### AIM OF THE EXERCISE
Starting with the first line below, extract each line through the one that contains "const yLabelTicks = [0.2, 0.4, 0.6, 0.8];", inclusive, excluding pictures.

### INFORMATION PROVIDED

----

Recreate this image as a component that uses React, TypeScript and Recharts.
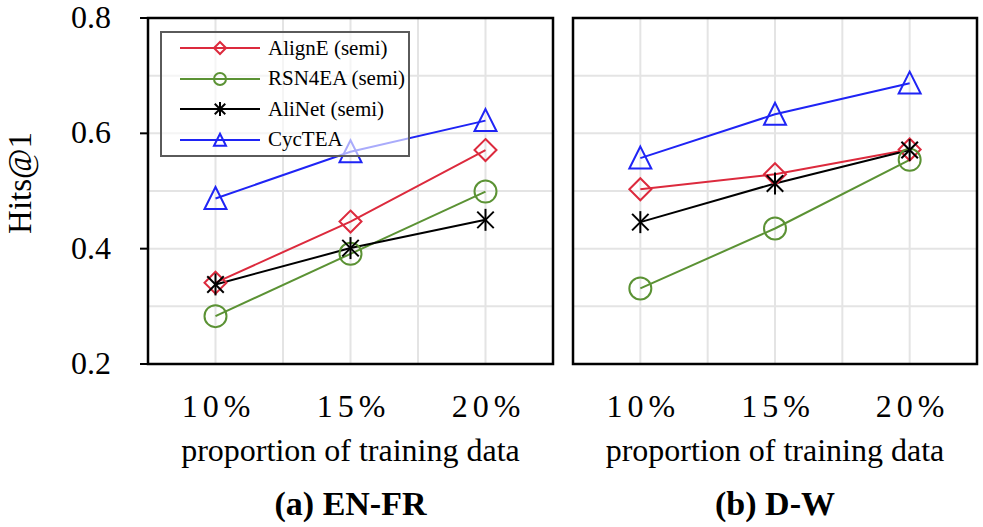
import React from "react";
import {
  LineChart,
  Line,
  XAxis,
  YAxis,
  CartesianGrid,
  Legend,
  ReferenceArea,
  Label,
} from "recharts";

const categories = ["10%", "15%", "20%"];
const xPositions = [1, 2, 3];
const xGridTicks = [1, 1.5, 2, 2.5, 3];
const yGridTicks = [0.2, 0.3, 0.4, 0.5, 0.6, 0.7, 0.8];
const yLabelTicks = [0.2, 0.4, 0.6, 0.8];

// (a) EN-FR
const enfrAlignE = [0.341, 0.447, 0.571];
const enfrRSN4EA = [0.283, 0.391, 0.499];
const enfrAliNet = [0.338, 0.401, 0.45];
const enfrCycTEA = [0.487, 0.568, 0.622];

// (b) D-W
const dwAlignE = [0.503, 0.529, 0.572];
const dwRSN4EA = [0.331, 0.435, 0.554];
const dwAliNet = [0.446, 0.513, 0.571];
const dwCycTEA = [0.557, 0.633, 0.687];

const FONT = "'Liberation Serif', 'DejaVu Serif', serif";

type MarkerKind = "diamond" | "circle" | "star" | "triangle";

const SERIES: { key: string; name: string; color: string; marker: MarkerKind }[] = [
  { key: "alignE", name: "AlignE (semi)", color: "#dc2a3d", marker: "diamond" },
  { key: "rsn4ea", name: "RSN4EA (semi)", color: "#5b9234", marker: "circle" },
  { key: "aliNet", name: "AliNet (semi)", color: "#000000", marker: "star" },
  { key: "cycTEA", name: "CycTEA", color: "#1f24f5", marker: "triangle" },
];

function buildRows(alignE: number[], rsn4ea: number[], aliNet: number[], cycTEA: number[]) {
  return xPositions.map((x, i) => ({
    x,
    label: categories[i],
    alignE: alignE[i],
    rsn4ea: rsn4ea[i],
    aliNet: aliNet[i],
    cycTEA: cycTEA[i],
  }));
}

const enfrRows = buildRows(enfrAlignE, enfrRSN4EA, enfrAliNet, enfrCycTEA);
const dwRows = buildRows(dwAlignE, dwRSN4EA, dwAliNet, dwCycTEA);

function Marker({ kind, cx, cy, color, r }: { kind: MarkerKind; cx: number; cy: number; color: string; r: number }) {
  if (cx == null || cy == null) return <g />;
  const common = { fill: "none", stroke: color, strokeWidth: 2 };
  switch (kind) {
    case "diamond":
      return <polygon points={`${cx},${cy - r} ${cx + r},${cy} ${cx},${cy + r} ${cx - r},${cy}`} {...common} />;
    case "circle":
      return <circle cx={cx} cy={cy} r={r} {...common} />;
    case "triangle":
      return (
        <polygon
          points={`${cx},${cy - r * 1.05} ${cx + r},${cy + r * 0.95} ${cx - r},${cy + r * 0.95}`}
          {...common}
        />
      );
    default: {
      const d = r * 0.75;
      return (
        <g stroke={color} strokeWidth={2}>
          <line x1={cx} y1={cy - r} x2={cx} y2={cy + r} />
          <line x1={cx - d} y1={cy - d} x2={cx + d} y2={cy + d} />
          <line x1={cx - d} y1={cy + d} x2={cx + d} y2={cy - d} />
        </g>
      );
    }
  }
}

const XTick = (props: any) => {
  const { x, y, payload } = props;
  const i = xPositions.indexOf(payload.value);
  if (i < 0) return <g />;
  return (
    <text x={x + 3} y={y + 53} textAnchor="middle" fontFamily={FONT} fontSize={32} letterSpacing={5} fill="#000">
      {categories[i]}
    </text>
  );
};

const YTick = (props: any) => {
  const { x, y, payload } = props;
  if (!yLabelTicks.some((t) => Math.abs(t - payload.value) < 1e-9)) return <g />;
  return (
    <g>
      <line x1={x - 8} y1={y} x2={x} y2={y} stroke="#000" strokeWidth={2} />
      <text x={x - 37} y={y + 10} textAnchor="end" fontFamily={FONT} fontSize={32} fill="#000">
        {payload.value.toFixed(1)}
      </text>
    </g>
  );
};

const EmptyTick = () => <g />;

const LegendBox = () => (
  <div
    style={{
      width: 250,
      height: 126,
      boxSizing: "border-box",
      border: "2px solid #5a5a5a",
      background: "rgba(255,255,255,0.62)",
      fontFamily: FONT,
      fontSize: 21,
      color: "#000",
    }}
  >
    {SERIES.map((s) => (
      <div key={s.key} style={{ height: 30.5, display: "flex", alignItems: "center" }}>
        <svg width={106} height={28} style={{ flexShrink: 0 }}>
          <line x1={18} y1={14} x2={98} y2={14} stroke={s.color} strokeWidth={2} />
          <Marker kind={s.marker} cx={58} cy={14} color={s.color} r={s.marker === "star" ? 7 : 6} />
        </svg>
        <span style={{ whiteSpace: "nowrap" }}>{s.name}</span>
      </div>
    ))}
  </div>
);

function Panel({
  rows,
  caption,
  width,
  withYAxis,
  withLegend,
}: {
  rows: ReturnType<typeof buildRows>;
  caption: string;
  width: number;
  withYAxis: boolean;
  withLegend: boolean;
}) {
  return (
    <LineChart
      width={width}
      height={527}
      data={rows}
      margin={{ top: 18, right: withYAxis ? 7 : 6, bottom: 0, left: 0 }}
    >
      <CartesianGrid stroke="#e4e4e4" strokeWidth={2} />
      <XAxis
        dataKey="x"
        type="number"
        domain={[0.5, 3.5]}
        ticks={xGridTicks}
        height={163}
        tickSize={0}
        tickMargin={0}
        axisLine={false}
        tickLine={false}
        tick={<XTick />}
        interval={0}
      >
        <Label
          content={(p: any) => {
            const vb = p.viewBox || {};
            const cx = (vb.x ?? 0) + (vb.width ?? 0) / 2;
            const top = vb.y ?? 364;
            return (
              <g fontFamily={FONT} fill="#000">
                <text x={cx} y={top + 97} textAnchor="middle" fontSize={32}>
                  proportion of training data
                </text>
                <text x={cx} y={top + 151} textAnchor="middle" fontSize={34} fontWeight="bold">
                  {caption}
                </text>
              </g>
            );
          }}
        />
      </XAxis>
      <YAxis
        type="number"
        domain={[0.2, 0.8]}
        ticks={yGridTicks}
        width={withYAxis ? 148 : 8}
        tickSize={0}
        tickMargin={0}
        axisLine={false}
        tickLine={false}
        tick={withYAxis ? <YTick /> : <EmptyTick />}
        interval={0}
      >
        {withYAxis && (
          <Label
            content={() => (
              <text
                x={0}
                y={0}
                transform="translate(31,183) rotate(-90)"
                textAnchor="middle"
                fontFamily={FONT}
                fontSize={33}
                fill="#000"
              >
                Hits@1
              </text>
            )}
          />
        )}
      </YAxis>
      <ReferenceArea
        x1={0.5}
        x2={3.5}
        y1={0.2}
        y2={0.8}
        fill="none"
        fillOpacity={0}
        stroke="#000"
        strokeWidth={2.5}
        ifOverflow="visible"
      />
      {SERIES.map((s) => (
        <Line
          key={s.key}
          dataKey={s.key}
          name={s.name}
          type="linear"
          stroke={s.color}
          strokeWidth={2}
          isAnimationActive={false}
          activeDot={false}
          dot={(p: any) => (
            <Marker key={`${s.key}-${p.index}`} kind={s.marker} cx={p.cx} cy={p.cy} color={s.color} r={11} />
          )}
        />
      ))}
      {withLegend && (
        <Legend
          layout="vertical"
          align="center"
          verticalAlign="middle"
          content={<LegendBox />}
          wrapperStyle={{ left: 160, top: 31, width: 250, height: 126 }}
        />
      )}
    </LineChart>
  );
}

export default function App() {
  return (
    <div style={{ position: "absolute", left: 0, top: 0, width: 983, height: 527, background: "#fff" }}>
      <div style={{ position: "absolute", left: 0, top: 0 }}>
        <Panel rows={enfrRows} caption="(a) EN-FR" width={560} withYAxis withLegend />
      </div>
      <div style={{ position: "absolute", left: 565, top: 0 }}>
        <Panel rows={dwRows} caption="(b) D-W" width={418} withYAxis={false} withLegend={false} />
      </div>
    </div>
  );
}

----

### CORRECT ANSWER
Recreate this image as a component that uses React, TypeScript and Recharts.
import React from "react";
import {
  LineChart,
  Line,
  XAxis,
  YAxis,
  CartesianGrid,
  Legend,
  ReferenceArea,
  Label,
} from "recharts";

const categories = ["10%", "15%", "20%"];
const xPositions = [1, 2, 3];
const xGridTicks = [1, 1.5, 2, 2.5, 3];
const yGridTicks = [0.2, 0.3, 0.4, 0.5, 0.6, 0.7, 0.8];
const yLabelTicks = [0.2, 0.4, 0.6, 0.8];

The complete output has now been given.